Le plan Ghosn, avec ses 6.000 suppressions de postes, a entraîné, dans les usines Renault, le renvoi des intérimaires, la fin des contrats des prestataires dans les bureaux d'études, la suppression de chaînes de production et un chômage technique à grande échelle avec perte de salaire à la clé. Chômage partiel dont on rappelle que l'Etat vient d'en élargir les modalités et le financement. De surcroît, à l'instar du plan de sauvetage des banques, le gouvernement compte mettre encore la main à la poche en injectant 5 à 6 milliards d'€ pour «sauver» la filière automobile.
Les salariés et l'argent public, éternels pigeons
S'ils n'ont pas perdu leur emploi et rejoint le bataillon des allocataires de l'Unedic (qui ne mérite aucun coup de pouce), dans tous les cas les salariés de Renault sont les premiers financeurs de «l’activité partielle». Pour ce faire, fin 2008, la direction a ranimé un accord de 1986 — signé par la CFDT, la CFTC et la CGC — qui instaure un prélèvement obligatoire de 0,15% sur tous les salaires de novembre et décembre 2008 afin d'améliorer leur régime d'indemnisation : «Au total, ces mesures devraient permettre d’indemniser le chômage partiel à hauteur de 75% environ du salaire net, contre 60% pour le minimum légal», ont assuré ses signataires. La CGT et FO, qui ont rejeté l'accord, ont crié au scandale, estimant que le milliard d'euros reversé en dividendes pour l'année 2008 aurait pu servir à financer cette solidarité. Ou à maintenir des emplois...
Patriotisme économique
La production des constructeurs français en France a reculé de 10% au cours des neuf premiers mois de 2008 alors que leur production mondiale a augmenté de 1,8%. D'accord pour «mobiliser beaucoup d'argent» en faveur de la filière automobile, a prévenu Nicolas Sarkozy, mais à condition que les constructeurs «gardent la production d'automobiles en France». Ce à quoi Renault a rétorqué que 44% de ses voitures vendues dans l'Hexagone y sont également fabriquées. Et de mettre en avant ce beau sacrifice : «Entre une voiture produite à Flins et une autre produite en Europe de l’Est, il y a une différence de coût de 1.400 €, a évalué M. Ghosn. Sur cette somme, 400 € sont imputables aux salaires, 750 € aux charges sociales et 250 € à la taxe professionnelle.» Ah, dommage que la France ne soit pas encore un «paradis social» : si seulement on pouvait supprimer la Sécu et les payer avec un bol de riz... Mais qui aurait encore les moyens de se payer une bagnole ?

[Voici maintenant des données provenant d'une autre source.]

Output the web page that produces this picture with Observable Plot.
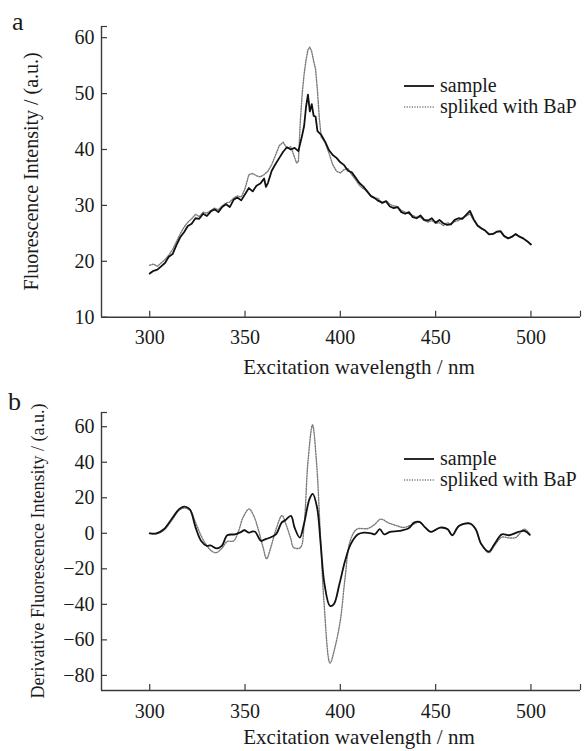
<!DOCTYPE html>
<html><head><meta charset="utf-8">
<script src="https://cdn.jsdelivr.net/npm/d3@7"></script>
<script src="https://cdn.jsdelivr.net/npm/@observablehq/plot@0.6"></script>
<style>
html,body{margin:0;padding:0;background:#fff;}
#chart{position:relative;width:584px;height:751px;overflow:hidden;background:#fff;}
#chart svg{position:absolute;left:0;}
#chart svg, #chart svg text{font-family:"Liberation Serif","DejaVu Serif",serif !important;}
</style></head><body><div id="chart"></div>
<script>
// ---- data ----
const wavelengthTicks = [300, 350, 400, 450, 500];
const intensityTicks = [10, 20, 30, 40, 50, 60];
const derivativeTicks = [-80, -60, -40, -20, 0, 20, 40, 60];
const seriesNames = ["sample", "spliked with BaP"];
const xAxisTitle = "Excitation wavelength / nm";
const yTitleA = "Fluorescence Intensity / (a.u.)";
const yTitleB = "Derivative Fluorescence Intensity / (a.u.)";

// panel a: [wavelength nm, intensity]
const sampleA = [[300,17.8],[302,18.3],[304,18.5],[306,19.1],[308,19.7],[310,20.8],[312,21.3],[314,22.9],[316,24.3],[318,25.2],[320,26.3],[322,26.7],[324,27.7],[326,27.6],[328,28.5],[330,28.1],[332,28.9],[334,29.3],[336,28.8],[338,29.7],[340,30.2],[342,29.7],[344,31.0],[346,31.4],[348,30.9],[350,32.0],[352,33.1],[354,32.5],[356,33.5],[358,33.9],[360,34.8],[361,33.3],[362,34.0],[364,36.2],[366,37.4],[368,38.5],[370,39.6],[372,40.4],[374,40.0],[376,40.3],[378,39.7],[380,42.6],[381,44.2],[382,47.6],[383,49.8],[384,46.8],[385,48.1],[386,46.0],[387,45.9],[388,43.3],[390,42.6],[392,41.4],[394,39.9],[396,39.0],[398,38.5],[400,37.7],[402,37.2],[404,36.2],[406,35.9],[408,35.0],[410,34.0],[412,33.4],[414,32.5],[416,31.7],[418,31.3],[420,30.8],[422,30.5],[424,30.7],[426,29.8],[428,29.5],[430,29.7],[432,28.8],[434,28.5],[436,28.8],[438,27.9],[440,27.7],[442,28.2],[444,27.4],[446,27.3],[448,27.7],[450,26.9],[452,27.4],[454,26.8],[456,26.5],[458,26.6],[460,27.4],[462,27.7],[464,27.6],[466,28.3],[468,29.0],[470,27.5],[472,26.4],[474,25.9],[476,25.5],[478,24.8],[480,24.9],[482,25.3],[484,25.4],[486,24.5],[488,24.1],[490,24.4],[492,24.9],[494,24.4],[496,24.1],[498,23.6],[500,23.0]];
const spikedA = [[300,19.3],[302,19.5],[304,19.1],[306,19.7],[308,20.3],[310,21.1],[312,22.1],[314,23.5],[316,24.9],[318,26.1],[320,27.0],[322,27.6],[324,28.4],[326,28.0],[328,28.8],[330,28.6],[332,29.1],[334,29.5],[336,29.2],[338,29.9],[340,30.4],[342,30.6],[344,31.3],[346,31.7],[348,31.5],[350,33.0],[352,35.5],[354,35.7],[356,35.3],[358,35.1],[360,35.5],[362,36.1],[364,37.3],[366,39.0],[368,40.7],[370,41.3],[372,40.2],[374,40.5],[376,38.6],[377,37.6],[378,37.8],[379,45.0],[380,50.0],[381,53.5],[382,56.0],[383,57.8],[384,58.3],[385,57.5],[386,55.8],[387,54.4],[388,50.5],[389,45.5],[390,42.2],[392,41.3],[394,39.4],[396,37.3],[398,36.1],[400,35.8],[402,36.4],[404,36.6],[406,35.5],[408,34.6],[410,33.6],[412,33.0],[414,32.7],[416,31.6],[418,31.4],[420,31.2],[422,30.3],[424,30.9],[426,30.2],[428,29.9],[430,29.8],[432,29.1],[434,28.8],[436,28.5],[438,28.2],[440,27.9],[442,27.9],[444,27.3],[446,27.0],[448,27.3],[450,26.8],[452,26.9],[454,26.4],[456,26.9],[458,26.7],[460,27.1],[462,27.3],[464,27.8],[466,28.1],[468,28.5],[470,27.3],[472,26.3],[474,25.8],[476,25.5],[478,24.9],[480,24.8],[482,25.2],[484,25.3],[486,24.5],[488,24.1],[490,24.3],[492,24.8],[494,24.4],[496,24.0],[498,23.6],[500,23.0]];

// panel b: [wavelength nm, derivative intensity]
const sampleB = [[300,0],[303.5,-0.1],[307.4,2.3],[311.4,7.9],[315.3,13.5],[317.5,14.9],[319.2,14.8],[321.2,13.3],[324.1,3.2],[327,-4.3],[330,-7.1],[331.9,-6.8],[334.9,-8.5],[337.8,-7.1],[340.7,-1.1],[344.7,-0.6],[347.5,0.5],[349.6,1.7],[352.1,0.4],[354,1.1],[355.4,0.8],[358.4,-4.3],[360.5,-3.4],[362.3,-2.8],[366.2,-0.6],[369.2,6.0],[371.1,7.3],[374.1,9.8],[376,3.2],[378.7,-2.4],[380.9,5.1],[383.8,19.2],[385.5,22.2],[387.8,14.5],[389.7,-6.2],[391.7,-28.7],[394.6,-40.9],[396.6,-39.9],[399.5,-28.7],[402.5,-15.5],[405.4,-6.2],[409.3,-0.6],[412.3,0.4],[416.2,0],[418.1,-0.6],[420.7,2.3],[423,-0.6],[426,0.8],[430.9,1.3],[435.8,2.8],[438.7,6.0],[441.6,6.4],[444.6,3.2],[447.5,0.8],[452.4,3.2],[456.3,2.3],[458.7,-1.1],[462.2,4.1],[468.1,5.5],[471,2.3],[474,-6.2],[477.9,-10.3],[480.8,-6.2],[484.7,-0.6],[488.6,-1.1],[493.5,0.8],[496.5,1.3],[499.4,-0.9]];
const spikedB = [[300,0],[303.5,-0.3],[307.4,1.8],[311.4,7.0],[315.3,12.8],[318,14.2],[321.2,12.8],[324.1,5.9],[327,-1.5],[330,-7.0],[332.5,-10.0],[334.9,-10.9],[337.8,-8.5],[340.7,-4.6],[344,-4.3],[346.5,1],[349,9],[352.1,13.7],[354.5,10],[357,2],[359.5,-8],[361.3,-14.3],[363.5,-8],[366.2,2],[369.4,10.0],[371.5,5],[374,-3],[375.5,-8.0],[379,-8.1],[381,5],[383,40],[385.4,61.0],[387.5,40],[389.5,0],[391.5,-40],[394.6,-73.1],[397,-65],[400,-49],[402.5,-25],[405.2,-4.2],[408.7,2.3],[414.5,2.7],[418,5],[421.2,8.0],[425,6],[429,4.5],[433.2,3.3],[437,4.5],[441.6,6.2],[444.6,3.2],[447.5,0.8],[452.4,3.2],[456.3,2.3],[458.7,-1.1],[462.2,4.1],[468.1,5.5],[471,2.3],[474,-6.0],[477.9,-10.9],[480.8,-7],[484.7,-2.2],[488.6,-2.6],[492,-2.4],[496.5,2.3],[499.4,-0.5]];

// ---- drawing ----
const FONT = '"Liberation Serif","DejaVu Serif",serif';
const W = 584;
const xDomain = [274.7, 526];
const axisColor = "#3a3a3a";
const textColor = "#1a1a1a";
const dotColor = "#7a7a7a";
const dotDash = "1.2,1.4";

function panel(o) {
  const marginLeft = 101, marginRight = 4;
  const innerW = W - marginLeft - marginRight;
  const innerH = o.height - o.marginTop - o.marginBottom;
  const svg = Plot.plot({
    width: W, height: o.height,
    marginLeft, marginRight, marginTop: o.marginTop, marginBottom: o.marginBottom,
    style: `font-family:${FONT};font-size:20px;color:${textColor};background:white;overflow:visible;`,
    x: {domain: xDomain, label: null},
    y: {domain: o.yDomain, label: null},
    marks: [
      Plot.ruleY([o.yDomain[0]], {stroke: axisColor, strokeWidth: 1.4}),
      Plot.ruleX([xDomain[0]], {stroke: axisColor, strokeWidth: 1.4}),
      Plot.tickX([...wavelengthTicks, xDomain[1]], {x: d => d, insetTop: innerH - 6, stroke: axisColor, strokeWidth: 1.2}),
      Plot.tickY([...o.yTicks, o.yDomain[1]], {y: d => d, insetRight: innerW - 6, stroke: axisColor, strokeWidth: 1.2}),
      Plot.axisX({ticks: wavelengthTicks, tickSize: 0, tickPadding: 13, fontSize: 20, label: null}),
      Plot.axisY({ticks: o.yTicks, tickSize: 0, tickPadding: 7, fontSize: 20, label: null}),
      Plot.line(o.spiked, {x: d => d[0], y: d => d[1], stroke: dotColor, strokeWidth: 1.4, strokeDasharray: dotDash, curve: o.curve}),
      Plot.line(o.sample, {x: d => d[0], y: d => d[1], stroke: "#111", strokeWidth: o.sampleWidth, curve: o.curve})
    ]
  });
  svg.style.top = o.top + "px";
  const s = d3.select(svg);
  const txt = (sel, size) => sel.attr("font-size", size).style("font-family", FONT).style("font-size", size + "px").attr("fill", textColor);
  txt(s.append("text").attr("x", o.letterX).attr("y", o.letterY).attr("text-anchor", "start"), 26).text(o.letter);
  txt(s.append("text").attr("transform", `translate(${o.yLabelX},${o.marginTop + innerH / 2}) rotate(-90)`)
    .attr("text-anchor", "middle").attr("dy", "0.32em"), o.yLabelSize).text(o.yLabel);
  txt(s.append("text").attr("x", 359).attr("y", o.height - o.marginBottom + o.titleOffset).attr("text-anchor", "middle"), 21).text(xAxisTitle);
  // legend
  const styles = [
    {stroke: "#111", width: o.sampleWidth, dash: null},
    {stroke: dotColor, width: 1.4, dash: dotDash}
  ];
  seriesNames.forEach((name, i) => {
    const y = o.legendY + i * 21;
    s.append("line").attr("x1", 404).attr("x2", 434).attr("y1", y).attr("y2", y)
      .attr("stroke", styles[i].stroke).attr("stroke-width", styles[i].width)
      .attr("stroke-dasharray", styles[i].dash);
    txt(s.append("text").attr("x", 440).attr("y", y).attr("dy", "0.32em").attr("text-anchor", "start"), 20).text(name);
  });
  return svg;
}

const chart = document.getElementById("chart");
chart.appendChild(panel({
  top: 0, height: 380, marginTop: 26, marginBottom: 63.3,
  yDomain: [10, 62], yTicks: intensityTicks,
  sample: sampleA, spiked: spikedA, curve: "linear", sampleWidth: 1.8,
  letter: "a", letterX: 12, letterY: 30,
  yLabel: yTitleA, yLabelX: 32, yLabelSize: 20,
  legendY: 86, titleOffset: 57
}));
chart.appendChild(panel({
  top: 380, height: 371, marginTop: 32, marginBottom: 61,
  yDomain: [-88.5, 68], yTicks: derivativeTicks,
  sample: sampleB, spiked: spikedB, curve: "catmull-rom", sampleWidth: 1.8,
  letter: "b", letterX: 8, letterY: 30,
  yLabel: yTitleB, yLabelX: 38, yLabelSize: 18,
  legendY: 79, titleOffset: 54
}));
</script></body></html>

Ne perdant pas le nord, le patron de Renault s’est prononcé pour une «suspension» de la taxe professionnelle. Christian Streiff de PSA lui faisant écho : «Il faut baisser les coûts salariaux en allégeant les charges typiquement françaises, comme la taxe professionnelle.» Vidons, vidons les caisses de l'Etat. Ruinons, ruinons la protection sociale.
Encore une question de «morale»
Autre contrepartie exigée par Nicolas Sarkozy : la suppression des bonus et des dividendes pour les dirigeants et actionnaires... Et là, on se marre puisque l'argent de 2008, qui aurait pu servir à amortir les effets de la crise — maintenir des emplois, financer la solidarité — et envisager son issue — élaborer et mettre en œuvre de nouvelles politiques industrielles — a très certainement déjà été reversé. A moins que l'Etat-actionnaire décide, en plus de ses cadeaux, de renoncer à sa part ?
S'il s'agit d'attendre les résultats de l'exercice 2009 afin de respecter cette condition en 2010, non seulement il sera trop tard mais, entre temps, l'Etat et la collectivité auront, plus que jamais, servi de vaches à lait à ces affairistes peu scrupuleux qui, après avoir longtemps privatisé leurs profits, souhaitent ardemment mutualiser leurs pertes sans que personne n'y trouve à redire.
Gageons que, malgré «la crise», à nouveau l'année prochaine ils n'hésiteront pas à s'offrir une petite croisière de quinze jours aux Caraïbes à un million d’€ pendant que ceux et celles qu'ils ont sacrifié sur l'autel de la compétitivité iront se les geler au Pôle… Emploi.